[Stored dataset items]
• • • • • • •

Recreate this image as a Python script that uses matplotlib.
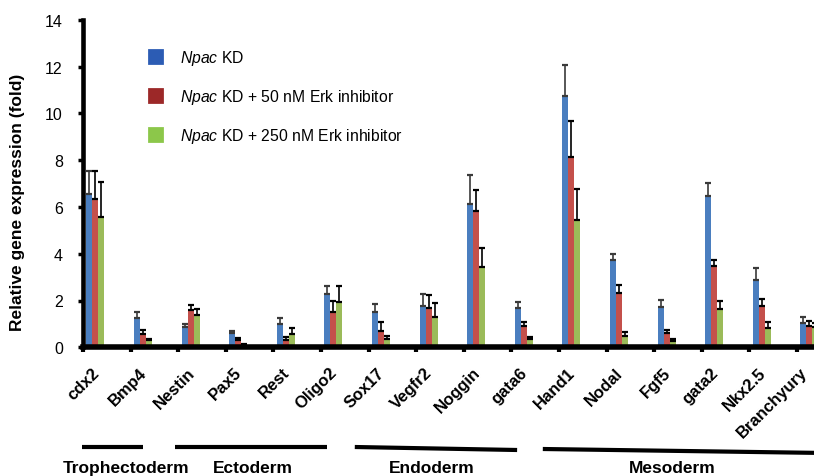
import numpy as np
import matplotlib
matplotlib.use("Agg")
import matplotlib.pyplot as plt
from matplotlib.patches import Patch
from matplotlib.lines import Line2D
import matplotlib.transforms as mtransforms

plt.rcParams['font.family'] = ['Liberation Sans', 'DejaVu Sans']
plt.rcParams['mathtext.fontset'] = 'custom'
plt.rcParams['mathtext.it'] = 'Liberation Sans:italic'
plt.rcParams['mathtext.rm'] = 'Liberation Sans'

genes = ["cdx2", "Bmp4", "Nestin", "Pax5", "Rest", "Oligo2", "Sox17", "Vegfr2",
         "Noggin", "gata6", "Hand1", "Nodal", "Fgf5", "gata2", "Nkx2.5", "Branchyury"]

kd = [6.55, 1.25, 0.88, 0.61, 1.00, 2.28, 1.50, 1.78, 6.12, 1.67, 10.75, 3.74, 1.73, 6.48, 2.86, 1.05]
kd_err = [1.00, 0.25, 0.12, 0.10, 0.24, 0.32, 0.35, 0.51, 1.23, 0.27, 1.31, 0.23, 0.30, 0.53, 0.52, 0.26]

erk50 = [6.34, 0.57, 1.60, 0.33, 0.33, 1.52, 0.71, 1.68, 5.82, 0.92, 8.15, 2.32, 0.62, 3.49, 1.76, 0.92]
erk50_err = [1.21, 0.17, 0.21, 0.05, 0.10, 0.47, 0.36, 0.57, 0.92, 0.15, 1.52, 0.36, 0.12, 0.25, 0.32, 0.22]

erk250 = [5.56, 0.31, 1.38, 0.11, 0.56, 1.92, 0.35, 1.28, 3.43, 0.35, 5.44, 0.48, 0.27, 1.64, 0.81, 0.85]
erk250_err = [1.52, 0.05, 0.26, 0.03, 0.26, 0.71, 0.15, 0.61, 0.83, 0.10, 1.31, 0.19, 0.10, 0.34, 0.28, 0.20]

series_labels = [r"$\mathit{Npac}$ KD",
                 r"$\mathit{Npac}$ KD + 50 nM Erk inhibitor",
                 r"$\mathit{Npac}$ KD + 250 nM Erk inhibitor"]

groups = ["Trophectoderm", "Ectoderm", "Endoderm", "Mesoderm"]

yticks = [0, 2, 4, 6, 8, 10, 12, 14]

bar_colors = ["#4A7EBF", "#C4504B", "#9BBB59"]
legend_colors = ["#2C5CB4", "#9C2828", "#8CC74A"]
err_colors = ["#3a3a3a", "black", "black"]

fig = plt.figure(figsize=(8.14, 4.77), dpi=100)
ax = fig.add_axes([83 / 814, (477 - 348.3) / 477, 1 - 83 / 814, (348.3 - 20.7) / 477])

n = len(genes)
x = np.arange(n)
width = 0.126
offset0 = 0.07
data = [(kd, kd_err), (erk50, erk50_err), (erk250, erk250_err)]
for k, (vals, errs) in enumerate(data):
    pos = x + offset0 + width * (k + 0.5)
    ax.bar(pos, vals, width=width, color=bar_colors[k], edgecolor='none', zorder=2)
    ax.errorbar(pos, vals, yerr=[np.zeros(n), errs], fmt='none', ecolor=err_colors[k],
                elinewidth=1.2, capsize=2.5, capthick=1.6, zorder=3)

ax.set_yticks(yticks)
ax.set_yticklabels([str(v) for v in yticks])

for s in ['top', 'right']:
    ax.spines[s].set_visible(False)
ax.spines['left'].set_linewidth(3.3)
ax.spines['bottom'].set_linewidth(4)
ax.spines['left'].set_zorder(4)
ax.spines['bottom'].set_zorder(4)

ax.tick_params(axis='y', direction='out', length=3.5, width=2.5, pad=11, labelsize=11.5)
ax.set_xticks(np.arange(0, n + 1))
ax.set_xticklabels([])
ax.tick_params(axis='x', which='major', direction='out', length=3.5, width=3)

# limits set after ticks so the tick list does not widen the view
ax.set_xlim(0, (814 - 83) / 47.6)
ax.set_ylim(0, 14)

# category labels (drawn as texts so the clipped last category keeps its label)
for i, g in enumerate(genes):
    dx = -10 if i < n - 1 else -16
    lt = mtransforms.blended_transform_factory(ax.transData, ax.transAxes) + \
        mtransforms.ScaledTranslation(dx / 100, -22.5 / 100, fig.dpi_scale_trans)
    ax.text(i + 0.5, 0, g, transform=lt, rotation=45, ha='right', va='center',
            rotation_mode='anchor', fontsize=12, fontweight='bold', clip_on=False)

fig.text(18 / 814, (477 - 202) / 477, "Relative gene expression (fold)", rotation=90,
         ha='center', va='center', fontsize=12.5, fontweight='bold')

handles = [Patch(facecolor=c, edgecolor=c, linewidth=2, joinstyle='round') for c in legend_colors]
ax.legend(handles, series_labels, loc='upper left', bbox_to_anchor=(149 / 814, (477 - 49) / 477),
          bbox_transform=fig.transFigure, frameon=False, borderpad=0, borderaxespad=0,
          handlelength=0.85, handleheight=0.85, handletextpad=1.15, labelspacing=1.28,
          fontsize=11.3)

# group annotation lines and labels
bt = mtransforms.blended_transform_factory(ax.transData, fig.transFigure)
line_coords = [((-0.02, 1.26), (448, 448)), ((1.93, 5.13), (448, 448)),
               ((5.71, 9.12), (448, 451)), ((9.66, 15.6), (450, 454))]
for (xs, ys) in line_coords:
    fig.add_artist(Line2D(xs, [(477 - ys[0]) / 477, (477 - ys[1]) / 477], transform=bt,
                          color='black', linewidth=3, solid_capstyle='butt'))
label_x = [0.91, 3.57, 7.33, 12.37]
for g, lx in zip(groups, label_x):
    fig.text(lx, (477 - 469) / 477, g, transform=bt, ha='center', va='center',
             fontsize=12.5, fontweight='bold')

fig.savefig("out.png", dpi=100)
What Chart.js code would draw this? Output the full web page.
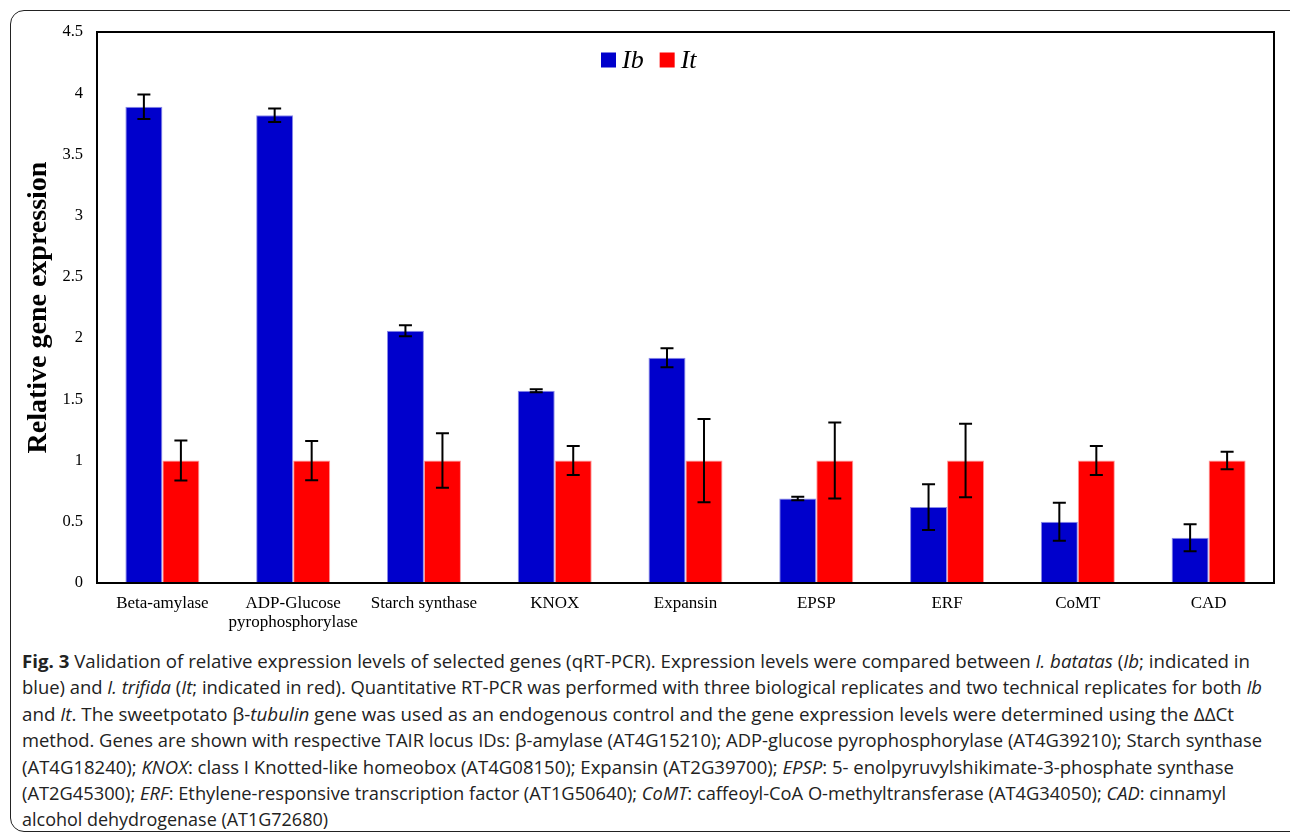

• • • • • • •

* DO THIS: From the data above, write out everything exactly except the pictures.

* RESULT:
Recreate this image as a Python script that uses matplotlib.
import numpy as np
import matplotlib
matplotlib.use("Agg")
import matplotlib.pyplot as plt
from matplotlib.patches import Patch
from matplotlib.lines import Line2D
import matplotlib.transforms as mtransforms

plt.rcParams['font.family'] = ['Liberation Sans', 'DejaVu Sans']
plt.rcParams['mathtext.fontset'] = 'custom'
plt.rcParams['mathtext.it'] = 'Liberation Sans:italic'
plt.rcParams['mathtext.rm'] = 'Liberation Sans'

genes = ["cdx2", "Bmp4", "Nestin", "Pax5", "Rest", "Oligo2", "Sox17", "Vegfr2",
         "Noggin", "gata6", "Hand1", "Nodal", "Fgf5", "gata2", "Nkx2.5", "Branchyury"]

kd = [6.55, 1.25, 0.88, 0.61, 1.00, 2.28, 1.50, 1.78, 6.12, 1.67, 10.75, 3.74, 1.73, 6.48, 2.86, 1.05]
kd_err = [1.00, 0.25, 0.12, 0.10, 0.24, 0.32, 0.35, 0.51, 1.23, 0.27, 1.31, 0.23, 0.30, 0.53, 0.52, 0.26]

erk50 = [6.34, 0.57, 1.60, 0.33, 0.33, 1.52, 0.71, 1.68, 5.82, 0.92, 8.15, 2.32, 0.62, 3.49, 1.76, 0.92]
erk50_err = [1.21, 0.17, 0.21, 0.05, 0.10, 0.47, 0.36, 0.57, 0.92, 0.15, 1.52, 0.36, 0.12, 0.25, 0.32, 0.22]

erk250 = [5.56, 0.31, 1.38, 0.11, 0.56, 1.92, 0.35, 1.28, 3.43, 0.35, 5.44, 0.48, 0.27, 1.64, 0.81, 0.85]
erk250_err = [1.52, 0.05, 0.26, 0.03, 0.26, 0.71, 0.15, 0.61, 0.83, 0.10, 1.31, 0.19, 0.10, 0.34, 0.28, 0.20]

series_labels = [r"$\mathit{Npac}$ KD",
                 r"$\mathit{Npac}$ KD + 50 nM Erk inhibitor",
                 r"$\mathit{Npac}$ KD + 250 nM Erk inhibitor"]

groups = ["Trophectoderm", "Ectoderm", "Endoderm", "Mesoderm"]

yticks = [0, 2, 4, 6, 8, 10, 12, 14]

bar_colors = ["#4A7EBF", "#C4504B", "#9BBB59"]
legend_colors = ["#2C5CB4", "#9C2828", "#8CC74A"]
err_colors = ["#3a3a3a", "black", "black"]

fig = plt.figure(figsize=(8.14, 4.77), dpi=100)
ax = fig.add_axes([83 / 814, (477 - 348.3) / 477, 1 - 83 / 814, (348.3 - 20.7) / 477])

n = len(genes)
x = np.arange(n)
width = 0.126
offset0 = 0.07
data = [(kd, kd_err), (erk50, erk50_err), (erk250, erk250_err)]
for k, (vals, errs) in enumerate(data):
    pos = x + offset0 + width * (k + 0.5)
    ax.bar(pos, vals, width=width, color=bar_colors[k], edgecolor='none', zorder=2)
    ax.errorbar(pos, vals, yerr=[np.zeros(n), errs], fmt='none', ecolor=err_colors[k],
                elinewidth=1.2, capsize=2.5, capthick=1.6, zorder=3)

ax.set_yticks(yticks)
ax.set_yticklabels([str(v) for v in yticks])

for s in ['top', 'right']:
    ax.spines[s].set_visible(False)
ax.spines['left'].set_linewidth(3.3)
ax.spines['bottom'].set_linewidth(4)
ax.spines['left'].set_zorder(4)
ax.spines['bottom'].set_zorder(4)

ax.tick_params(axis='y', direction='out', length=3.5, width=2.5, pad=11, labelsize=11.5)
ax.set_xticks(np.arange(0, n + 1))
ax.set_xticklabels([])
ax.tick_params(axis='x', which='major', direction='out', length=3.5, width=3)

# limits set after ticks so the tick list does not widen the view
ax.set_xlim(0, (814 - 83) / 47.6)
ax.set_ylim(0, 14)

# category labels (drawn as texts so the clipped last category keeps its label)
for i, g in enumerate(genes):
    dx = -10 if i < n - 1 else -16
    lt = mtransforms.blended_transform_factory(ax.transData, ax.transAxes) + \
        mtransforms.ScaledTranslation(dx / 100, -22.5 / 100, fig.dpi_scale_trans)
    ax.text(i + 0.5, 0, g, transform=lt, rotation=45, ha='right', va='center',
            rotation_mode='anchor', fontsize=12, fontweight='bold', clip_on=False)

fig.text(18 / 814, (477 - 202) / 477, "Relative gene expression (fold)", rotation=90,
         ha='center', va='center', fontsize=12.5, fontweight='bold')

handles = [Patch(facecolor=c, edgecolor=c, linewidth=2, joinstyle='round') for c in legend_colors]
ax.legend(handles, series_labels, loc='upper left', bbox_to_anchor=(149 / 814, (477 - 49) / 477),
          bbox_transform=fig.transFigure, frameon=False, borderpad=0, borderaxespad=0,
          handlelength=0.85, handleheight=0.85, handletextpad=1.15, labelspacing=1.28,
          fontsize=11.3)

# group annotation lines and labels
bt = mtransforms.blended_transform_factory(ax.transData, fig.transFigure)
line_coords = [((-0.02, 1.26), (448, 448)), ((1.93, 5.13), (448, 448)),
               ((5.71, 9.12), (448, 451)), ((9.66, 15.6), (450, 454))]
for (xs, ys) in line_coords:
    fig.add_artist(Line2D(xs, [(477 - ys[0]) / 477, (477 - ys[1]) / 477], transform=bt,
                          color='black', linewidth=3, solid_capstyle='butt'))
label_x = [0.91, 3.57, 7.33, 12.37]
for g, lx in zip(groups, label_x):
    fig.text(lx, (477 - 469) / 477, g, transform=bt, ha='center', va='center',
             fontsize=12.5, fontweight='bold')

fig.savefig("out.png", dpi=100)
What Chart.js code would draw this? Output the full web page.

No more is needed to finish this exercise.